Once I finished, I was surprised to see how well the bowl came out. The sides were glass smooth. The finish was consistent all around. The side-to-bottom transition was stellar. "How could the lathe make such a difference?" I pondered.
I learned a great lesson that evening. One I hope to remember for a long time.
in this issue
This month's Featured Work
Club member Ralph McKee has really mastered the art of making birdhouse Christmas ornaments. Here is one example of his amazing talent.
March Open Shop Day
March 16th, 2019
The March Saturday open turning session was a full house again. You can tell just how busy it was by the fact someone forgot to take any pictures!
Epic presidential failure on my part, my apologies to everyone. I promise to do better next time.
I do have a good excuse though. I was learning to turn pens! Several members including myself participated in pen turning lessons hosted by club secretary Phil Edilla. Phil came fully prepared with blanks, kits and a whole lot of knowledge. He did a fantastic job getting everyone set up and turning.
We all cranked out some great looking pens that will be donated to the Pens for Vets program. Thanks to everyone who participated in this fun event.
In lieu of the shop day photos, I've added a photo of a mahogany pen I made a week after learning to turn pens.
A special thanks to Joe Mikesh for his generous winning bid on the Franck Johannesen dizzy bowl at the April meeting.
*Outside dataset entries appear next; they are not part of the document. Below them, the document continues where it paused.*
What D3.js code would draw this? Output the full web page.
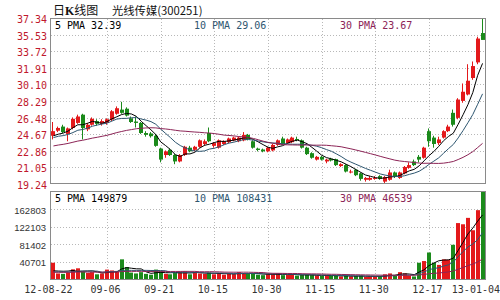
<!DOCTYPE html>
<html><head><meta charset="utf-8">
<script src="https://cdn.jsdelivr.net/npm/d3@7"></script>
<style>html,body{margin:0;padding:0;background:#fff;} svg{display:block;}</style>
</head><body>
<svg id="c" width="500" height="300"></svg>
<script>
// ---------- DATA ----------
const opens  = [24.5,25.05,25.5,24.7,25.35,25.9,26.8,25.2,25.7,26.1,25.8,25.9,26.26,26.9,27.35,27.45,26.4,26.05,25.9,24.8,24.75,24.5,23.1,22.4,22.97,22.4,21.7,22.4,23.2,22.97,23.3,23.6,24.8,23.4,23.2,23.6,23.8,24.0,23.9,24.0,24.6,23.9,23.1,23.0,22.8,22.9,23.5,24.2,23.7,23.8,24.15,24.0,23.2,22.6,21.9,22.2,21.7,22.0,21.95,21.2,21.3,20.5,20.8,20.4,19.7,19.7,19.8,20.1,19.5,19.7,20.5,19.9,20.4,21.0,21.7,22.2,22.1,25.0,24.3,23.7,24.3,25.0,27.0,26.45,28.3,29.0,30.8,32.5,35.7];
const highs  = [26.0,25.5,25.7,25.4,26.5,26.8,26.9,25.9,26.5,26.3,26.3,26.4,27.3,27.7,28.2,27.6,26.6,26.6,26.0,25.0,24.9,24.7,23.2,22.9,23.1,22.5,22.5,23.4,23.4,23.4,24.1,24.1,25.4,23.8,24.1,24.0,24.3,24.4,24.4,24.9,24.7,24.0,23.2,23.1,23.3,23.6,24.1,24.4,24.2,24.4,24.4,24.1,23.3,22.7,22.3,22.3,22.0,22.1,22.0,21.5,21.4,20.8,20.9,20.5,20.0,20.1,20.1,20.2,20.1,20.8,20.6,20.6,21.2,21.6,21.9,22.4,23.3,25.3,24.5,24.4,25.1,25.7,27.36,28.6,30.2,32.3,32.6,35.3,37.34];
const lows   = [24.1,24.9,24.8,23.9,25.2,25.8,24.1,25.0,25.6,25.6,25.6,25.7,26.1,26.8,26.9,26.6,25.9,25.4,24.7,24.4,24.3,23.3,21.6,22.1,22.3,21.4,21.6,22.3,22.7,22.8,23.2,23.4,23.8,23.2,23.1,23.5,23.7,23.9,23.8,23.9,24.0,23.1,22.8,22.7,22.7,22.8,23.4,23.5,23.6,23.7,23.9,23.1,22.4,22.0,21.8,21.8,21.5,21.7,21.2,21.1,20.5,20.4,20.1,19.6,19.5,19.6,19.7,19.7,19.3,19.6,19.9,19.8,20.3,20.9,21.2,21.6,22.0,23.3,23.2,23.5,24.2,24.9,25.5,26.3,28.1,28.9,30.6,32.3,35.0];
const closes = [25.0,25.35,24.9,25.3,26.35,26.6,25.35,25.7,26.35,25.8,26.1,26.3,27.17,27.5,27.0,26.7,26.0,25.9,24.8,24.6,24.45,23.4,21.9,22.8,22.4,21.7,22.4,23.3,22.8,23.3,24.0,23.9,23.9,23.7,24.0,23.9,24.2,24.3,24.3,24.6,24.1,23.2,22.95,22.8,23.2,23.5,24.0,23.6,24.1,24.3,24.1,23.2,22.5,22.1,22.2,21.9,21.9,21.8,21.3,21.4,20.6,20.6,20.2,19.8,19.9,19.9,19.9,19.8,20.0,20.5,20.0,20.5,21.1,21.3,21.3,21.9,23.2,23.9,23.6,24.1,25.0,25.5,25.7,28.45,29.3,30.5,32.1,35.1,34.95];
const volumes = [38000,13000,12000,15000,22600,25000,17000,14000,16000,11000,13000,22000,20000,17000,46000,28000,15000,13000,16000,12000,10000,22000,18000,12000,11000,14000,17000,18000,11000,16000,13000,12000,15000,11000,14000,10000,12000,11000,16000,14000,12000,13000,10000,9000,12000,11000,13000,9000,10000,11000,8000,9000,10000,9000,8000,7000,9000,7000,8000,6000,7000,6000,7000,8000,5000,6000,5000,7000,11000,13000,8000,16000,13000,8000,6000,38000,42000,62000,38000,33000,46000,45000,80000,130800,128000,143000,114000,161000,203504];
// sessions before the visible window (only feed the moving averages)
const priorCloses = [22.4,22.6,22.3,22.5,22.8,22.6,22.4,22.7,23.0,22.9,23.1,22.8,23.0,23.3,23.2,23.4,23.1,23.3,23.5,23.8,23.9,24.2,24.0,24.3,24.1,24.5,24.3,24.2,24.5];
const priorVolumes = [14000,16000,12000,18000,15000,13000,20000,17000,14000,12000,16000,19000,15000,13000,17000,14000,12000,15000,18000,16000,13000,14000,17000,15000,12000,16000,14000,13000,15000];

const priceTicks = [19.24,21.05,22.86,24.67,26.48,28.29,30.10,31.91,33.72,35.53,37.34];
const volumeTicks = [40701,81402,122103,162803];
const volumeMax = 203504;
const dateTickIndex = [0,11,22,33,44,55,66,77,88];
const dateTickLabels = ["12-08-22","09-06","09-21","10-15","10-30","11-15","11-30","12-17","13-01-04"];
const maPeriods = [5,10,30];
const maNames = ["5 PMA","10 PMA","30 PMA"];
const priceMaLegend = ["32.39","29.06","23.67"];
const volumeMaLegend = ["149879","108431","46539"];
const chartTitle = ["日","K","线图"];
const stockName = "光线传媒(300251)";

// ---------- STYLE ----------
const W = 500, H = 300;
const UP = "#e3191b", DOWN = "#1b8a1b";
const maColors = ["#000000","#2e5670","#8c2456"];
const mono = "'DejaVu Sans Mono', 'Liberation Mono', monospace";

const svg = d3.select("#c");
const n = closes.length;
const x = d3.scalePoint().domain(d3.range(n)).range([51, 485]).padding(0.5);
const yP = d3.scaleLinear().domain([19.24, 37.34]).range([184, 18]);
const yV = d3.scaleLinear().domain([0, volumeMax]).range([279, 192]);
const crisp = v => Math.round(v) + 0.5;

// clip paths
const defs = svg.append("defs");
defs.append("clipPath").attr("id","cpMain").append("rect").attr("x",51).attr("y",19).attr("width",434).attr("height",165);
defs.append("clipPath").attr("id","cpVol").append("rect").attr("x",51).attr("y",192).attr("width",434).attr("height",87);

// title
const t = svg.append("text").attr("x",53).attr("y",15).attr("font-family","'Noto Sans CJK SC', sans-serif").attr("font-size",12).attr("fill","#111");
t.append("tspan").text(chartTitle[0]);
t.append("tspan").attr("font-weight","bold").attr("font-family","'Liberation Serif', serif").attr("font-size",12).text(chartTitle[1]);
t.append("tspan").text(chartTitle[2]);
svg.append("text").attr("x",112).attr("y",15).attr("font-family","'Noto Sans CJK SC', sans-serif").attr("font-size",11.3).attr("fill","#111").text(stockName);

// grids
function grid(g, yTicks, yScale, top, bottom) {
  yTicks.forEach(v => {
    const yy = crisp(yScale(v));
    g.append("line").attr("x1",51).attr("x2",485).attr("y1",yy).attr("y2",yy)
      .attr("stroke","#b8b8b8").attr("stroke-dasharray","1,2");
  });
  dateTickIndex.slice(1, -1).forEach(i => {
    const xx = crisp(x(i));
    g.append("line").attr("x1",xx).attr("x2",xx).attr("y1",top).attr("y2",bottom)
      .attr("stroke","#b8b8b8").attr("stroke-dasharray","1,2");
  });
}
const gMain = svg.append("g");
grid(gMain, priceTicks.slice(1, -1), yP, 19, 183);
const gVol = svg.append("g");
grid(gVol, volumeTicks, yV, 192, 279);

// moving averages
const allCloses = priorCloses.concat(closes);
const allVols = priorVolumes.concat(volumes);
const off = priorCloses.length;
function ma(arr, p) {
  return d3.range(n).map(i => d3.mean(arr.slice(off + i - p + 1, off + i + 1)));
}

// candles
const cg = svg.append("g").attr("clip-path","url(#cpMain)");
d3.range(n).forEach(i => {
  const up = closes[i] >= opens[i];
  const col = up ? UP : DOWN;
  const x0 = Math.round(x(i)) - 2;
  cg.append("line").attr("x1",x0+1.5).attr("x2",x0+1.5)
    .attr("y1",yP(highs[i])).attr("y2",yP(lows[i])).attr("stroke",col).attr("stroke-width",1);
  const yt = yP(Math.max(opens[i], closes[i])), yb = yP(Math.min(opens[i], closes[i]));
  cg.append("rect").attr("x",x0).attr("width",4).attr("y",yt).attr("height",Math.max(1, yb - yt)).attr("fill",col);
});
maPeriods.forEach((p, k) => {
  const vals = ma(allCloses, p);
  cg.append("path").datum(vals)
    .attr("d", d3.line().x((d, i) => x(i)).y(d => yP(d)))
    .attr("fill","none").attr("stroke",maColors[k]).attr("stroke-width",1);
});

// volume bars
const vg = svg.append("g").attr("clip-path","url(#cpVol)");
d3.range(n).forEach(i => {
  const up = closes[i] >= opens[i];
  const x0 = Math.round(x(i)) - 2;
  vg.append("rect").attr("x",x0).attr("width",4).attr("y",yV(volumes[i]))
    .attr("height",yV(0) - yV(volumes[i])).attr("fill", up ? UP : DOWN);
});
maPeriods.forEach((p, k) => {
  const vals = ma(allVols, p);
  vg.append("path").datum(vals)
    .attr("d", d3.line().x((d, i) => x(i)).y(d => yV(d)))
    .attr("fill","none").attr("stroke",maColors[k]).attr("stroke-width",1);
});

// frames
svg.append("rect").attr("x",50.5).attr("y",18.5).attr("width",435).attr("height",165).attr("fill","none").attr("stroke","#8a8a8a");
svg.append("rect").attr("x",50.5).attr("y",191.5).attr("width",435).attr("height",88).attr("fill","none").attr("stroke","#8a8a8a");

// legends
const legX = [55, 194, 340];
maNames.forEach((nm, k) => {
  svg.append("text").attr("x",legX[k]).attr("y",29).attr("font-family",mono).attr("font-size",10)
    .attr("fill",maColors[k]).attr("xml:space","preserve").text(nm + " " + priceMaLegend[k]);
  svg.append("text").attr("x",legX[k]).attr("y",201.5).attr("font-family",mono).attr("font-size",10)
    .attr("fill",maColors[k]).attr("xml:space","preserve").text(nm + " " + volumeMaLegend[k]);
});

// price axis labels
priceTicks.forEach(v => {
  svg.append("text").attr("x",47).attr("y",yP(v) + 1.5).attr("dy","0.35em").attr("text-anchor","end")
    .attr("font-family",mono).attr("font-size",10).attr("fill","#c0182c").text(v.toFixed(2));
});
// volume axis labels
volumeTicks.forEach(v => {
  svg.append("text").attr("x",46).attr("y",yV(v) + 1).attr("dy","0.35em").attr("text-anchor","end")
    .attr("font-family","'Liberation Sans', Arial, sans-serif").attr("font-size",9.5).attr("fill","#333").text(v);
});
// date labels
dateTickIndex.forEach((i, k) => {
  let xx = x(i) - 1.5, anchor = "middle";
  if (k === 0) xx = x(i) - 5;
  if (k === dateTickIndex.length - 1) { xx = W; anchor = "end"; }
  svg.append("text").attr("x",xx).attr("y",293).attr("text-anchor",anchor)
    .attr("font-family",mono).attr("font-size",10).attr("fill","#333").text(dateTickLabels[k]);
});
</script>
</body></html>
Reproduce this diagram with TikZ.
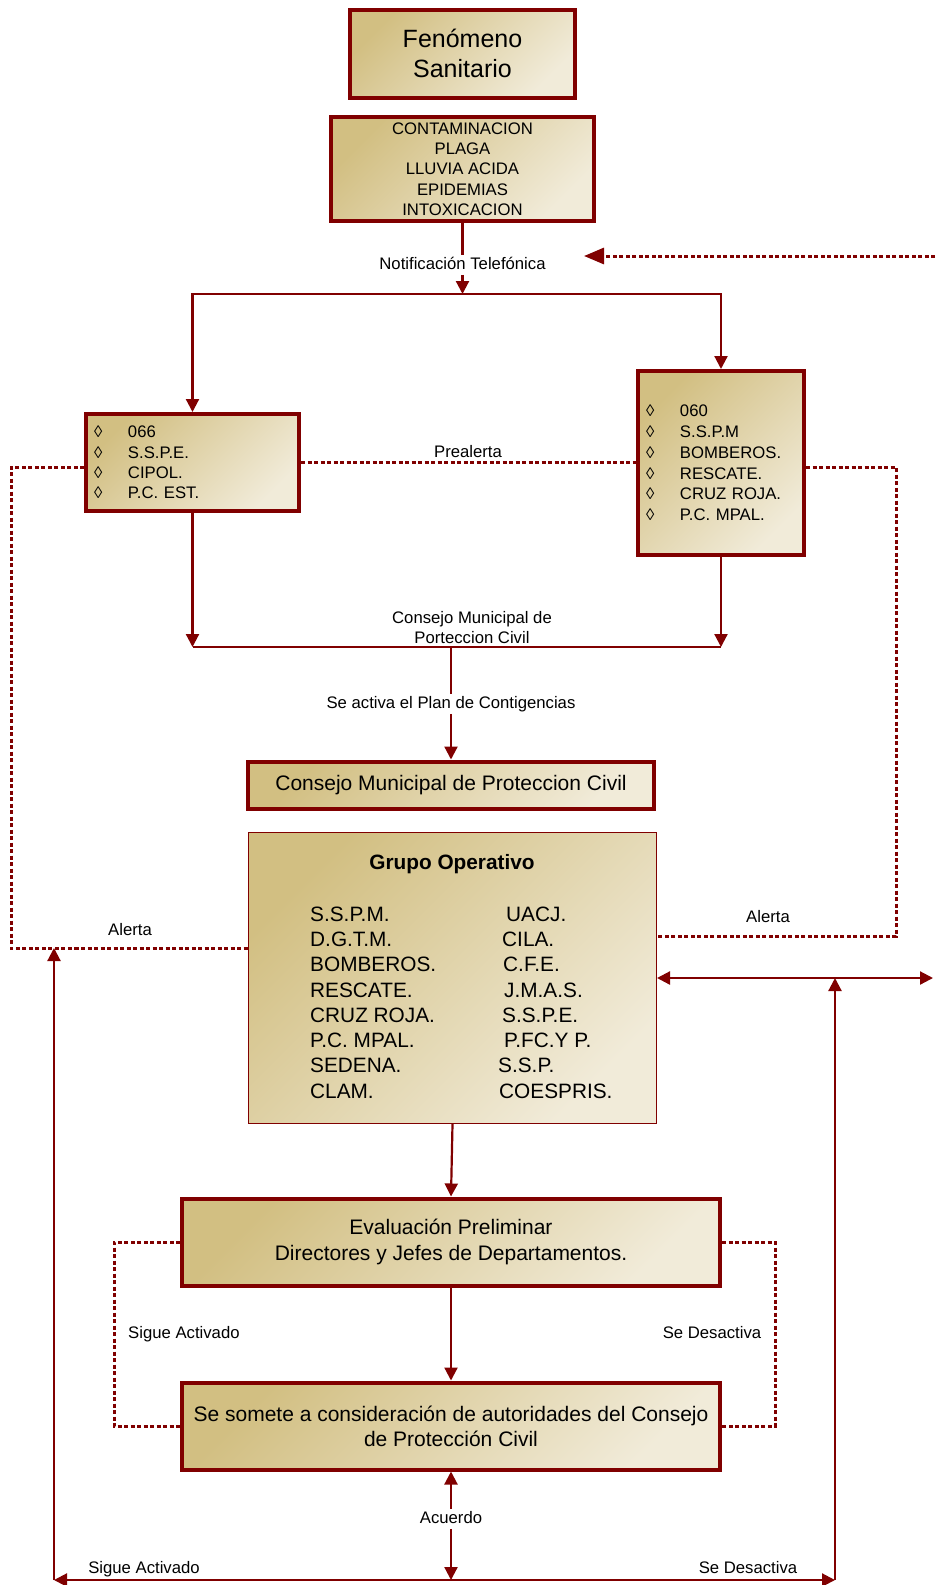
\documentclass[tikz,border=0pt]{standalone}
\usepackage{fontspec}
\setmainfont{Liberation Sans}
\usetikzlibrary{arrows.meta}
\definecolor{dred}{RGB}{128,0,0}
\definecolor{gdark}{RGB}{210,191,130}
\definecolor{gcream}{RGB}{241,235,217}
\newcommand{\fsz}[2]{\fontsize{#1}{#2}\selectfont}
\begin{document}
\begin{tikzpicture}[x=1pt,y=-1pt,
  box/.style={draw=dred,line width=4pt,top color=gdark,bottom color=gcream,shading angle=45,inner sep=0pt,align=center},
  thinbox/.style={draw=dred,line width=1pt,top color=gdark,bottom color=gcream,shading angle=45,inner sep=0pt},
  ln/.style={draw=dred,line width=2.2pt},
  arr/.style={ln,-{Triangle[length=13pt,width=13pt]}},
  darr/.style={ln,{Triangle[length=13pt,width=13pt]}-{Triangle[length=13pt,width=13pt]}},
  dotl/.style={draw=dred,line width=3pt,dash pattern=on 4pt off 2.5pt},
  lbl/.style={font=\fsz{16.7}{20.3},inner sep=2pt,text height=12.5pt,text depth=3.5pt,anchor=base},
  gtxt/.style={font=\fsz{20.8}{25.3},inner sep=0pt,anchor=west}]
\useasboundingbox (0,0) rectangle (935,1585);

% boxes
\node[box,minimum width=225pt,minimum height=88pt,font=\fsz{25}{30}] (fen) at (462.5,53.5) {Fenómeno\\Sanitario};
\node[box,minimum width=263pt,minimum height=104pt,font=\fsz{16.7}{20.3}] (cont) at (462.5,169) {CONTAMINACION\\PLAGA\\LLUVIA ACIDA\\EPIDEMIAS\\INTOXICACION};
\node[box,minimum width=213pt,minimum height=97pt,text width=197pt,align=left,font=\fsz{16.7}{20.3}] (lbox) at (192.5,462.5)
  {\makebox[34pt][l]{◊}066\\\makebox[34pt][l]{◊}S.S.P.E.\\\makebox[34pt][l]{◊}CIPOL.\\\makebox[34pt][l]{◊}P.C. EST.};
\node[box,minimum width=166pt,minimum height=184pt,text width=150pt,align=left,font=\fsz{16.7}{20.8}] (rbox) at (721,463)
  {\makebox[34pt][l]{◊}060\\\makebox[34pt][l]{◊}S.S.P.M\\\makebox[34pt][l]{◊}BOMBEROS.\\\makebox[34pt][l]{◊}RESCATE.\\\makebox[34pt][l]{◊}CRUZ ROJA.\\\makebox[34pt][l]{◊}P.C. MPAL.};
\node[box,minimum width=406pt,minimum height=47pt,font=\fsz{21}{25}] (consejo) at (451,785) {Consejo Municipal de Proteccion Civil};
\node[thinbox,minimum width=408pt,minimum height=291pt] (grupo) at (452.5,978) {};
\node[box,minimum width=538pt,minimum height=87pt,font=\fsz{21}{26}] (eval) at (451,1242) {Evaluación Preliminar\\Directores y Jefes de Departamentos.};
\node[box,minimum width=538pt,minimum height=87pt,font=\fsz{21}{25}] (somete) at (451,1426) {Se somete a consideración de autoridades del Consejo\\de Protección Civil};

% Grupo Operativo contents
\node[font=\fsz{20.8}{25}\bfseries,inner sep=0pt] (gt) at (452,864) {Grupo Operativo};
\node[gtxt] (g1) at (310,914) {S.S.P.M.};
\node[gtxt] (g2) at (310,939.3) {D.G.T.M.};
\node[gtxt] (g3) at (310,964.6) {BOMBEROS.};
\node[gtxt] (g4) at (310,989.9) {RESCATE.};
\node[gtxt] (g5) at (310,1015.2) {CRUZ ROJA.};
\node[gtxt] (g6) at (310,1040.5) {P.C. MPAL.};
\node[gtxt] (g7) at (310,1065.8) {SEDENA.};
\node[gtxt] (g8) at (310,1091.1) {CLAM.};
\node[gtxt] (h1) at (506,914) {UACJ.};
\node[gtxt] (h2) at (502,939.3) {CILA.};
\node[gtxt] (h3) at (503,964.6) {C.F.E.};
\node[gtxt] (h4) at (504,989.9) {J.M.A.S.};
\node[gtxt] (h5) at (502,1015.2) {S.S.P.E.};
\node[gtxt] (h6) at (504,1040.5) {P.FC.Y P.};
\node[gtxt] (h7) at (498,1065.8) {S.S.P.};
\node[gtxt] (h8) at (499,1091.1) {COESPRIS.};

% labels (placed by baseline)
\node[lbl] (notif) at (462.5,269.2) {Notificación Telefónica};
\node[lbl] (pre) at (468,457.7) {Prealerta};
\node[font=\fsz{16.7}{20.3},align=center,inner sep=0pt] (cmp) at (472,627.5) {Consejo Municipal de\\Porteccion Civil};
\node[lbl] (act) at (451,708.2) {Se activa el Plan de Contigencias};
\node[lbl] (al1) at (130,935.7) {Alerta};
\node[lbl] (al2) at (768,922.7) {Alerta};
\node[lbl,anchor=base west] (sa1) at (126,1338.2) {Sigue Activado};
\node[lbl] (sd1) at (712,1338.2) {Se Desactiva};
\node[lbl] (acu) at (451,1523.2) {Acuerdo};
\node[lbl] (sa2) at (144,1573.7) {Sigue Activado};
\node[lbl] (sd2) at (748,1573.7) {Se Desactiva};

% coordinates
\coordinate (j1) at (462.5,294);
\coordinate (j2) at (451,647);
\coordinate (dR) at (935,256);
\coordinate (dT) at (584,256);
\coordinate (aL) at (11,948);
\coordinate (aR) at (896,936);
\coordinate (gR) at (933,978);
\coordinate (bL) at (54,1580);
\coordinate (bR) at (835,1580);
\coordinate (bM) at (451,1580);
\coordinate (sL) at (114,1242);
\coordinate (sR) at (775,1242);

% solid connectors
\draw[ln] (cont.south) -- (notif.north);
\draw[arr] (notif.south) -- (j1);
\draw[arr] (j1) -| (lbox.north);
\draw[arr] (j1) -| (rbox.north);
\draw[arr] (lbox.south) -- (lbox.south |- j2);
\draw[arr] (rbox.south) -- (rbox.south |- j2);
\draw[ln] (lbox.south |- j2) -- (rbox.south |- j2);
\draw[ln] (j2) -- (act.north);
\draw[arr] (act.south) -- (consejo.north);
\draw[arr] (grupo.south) -- (eval.north);
\draw[arr] (eval.south) -- (somete.north);
\draw[arr] (acu.north) -- (somete.south);
\draw[arr] (acu.south) -- (bM);
\draw[darr] (bL) -- (bR);
\draw[arr] (bL) -- (bL |- aL);
\draw[arr] (bR) -- (bR |- grupo.east);
\draw[darr] (grupo.east) -- (gR);

% dotted connectors
\draw[dotl,-{Triangle[length=20pt,width=16pt]}] (dR) -- (dT);
\draw[dotl] (lbox.east) -- (lbox.east -| rbox.west);
\draw[dotl] ([yshift=-4.5pt]lbox.west) -| (aL) -- (grupo.west |- aL);
\draw[dotl] ([yshift=-4pt]rbox.east) -| (aR) -- (grupo.east |- aR);
\draw[dotl] (eval.west) -- (eval.west -| sL) -- (somete.west -| sL) -- (somete.west);
\draw[dotl] (eval.east) -- (eval.east -| sR) -- (somete.east -| sR) -- (somete.east);
\end{tikzpicture}
\end{document}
The club president started this month's meeting with a recap of recent club actions. The CBN diamond sharpening wheel has been ordered and arrived. Routine maintenance has been performed on all lathes. The old projector and portable projection screen has been sold with the monies added to the club coffer.
Plenty of new business for the club this month. A PO box for the club has been secured at the downtown post office. Club officers will now work to get all organizations that deal with the club notified of the club mailing address. This will alleviate major issues with change-of-address as the club leadership changes in the future.
Two new members at-large have been added the board. Oliver Martin and Craig Meyer both volunteered and will help greatly with keeping the club running smoothly in the future. We still need a Vice President. Interested parties should contact the club president.
Finally, board meetings will be held two days prior to the regular monthly meeting at 4:00pm in Dan Alvo's business office.
Club treasurer Dan Alvo gave a brief summary of club finances and expenditures. All club finances are now organized in an accounting package and reconciled monthly.
The meeting then proceeded to Show-and-Tell where several gorgeous projects were on display. Finally, the general club discussion concluded and the meeting transitioned to our featured presenter.
show and tell contributors (not in order)
Ralph McKee, Craig Meyer, Joe Payne, Richard Rose, Stuart Altschuler
Ever notice how your forstner or standard drill bit emits a high-pitched screech? Often times it happens when you're finished drilling and sliding the bit out of the wood. Just smear a little wax around the head of the bit to cut down or eliminate the screech entirely.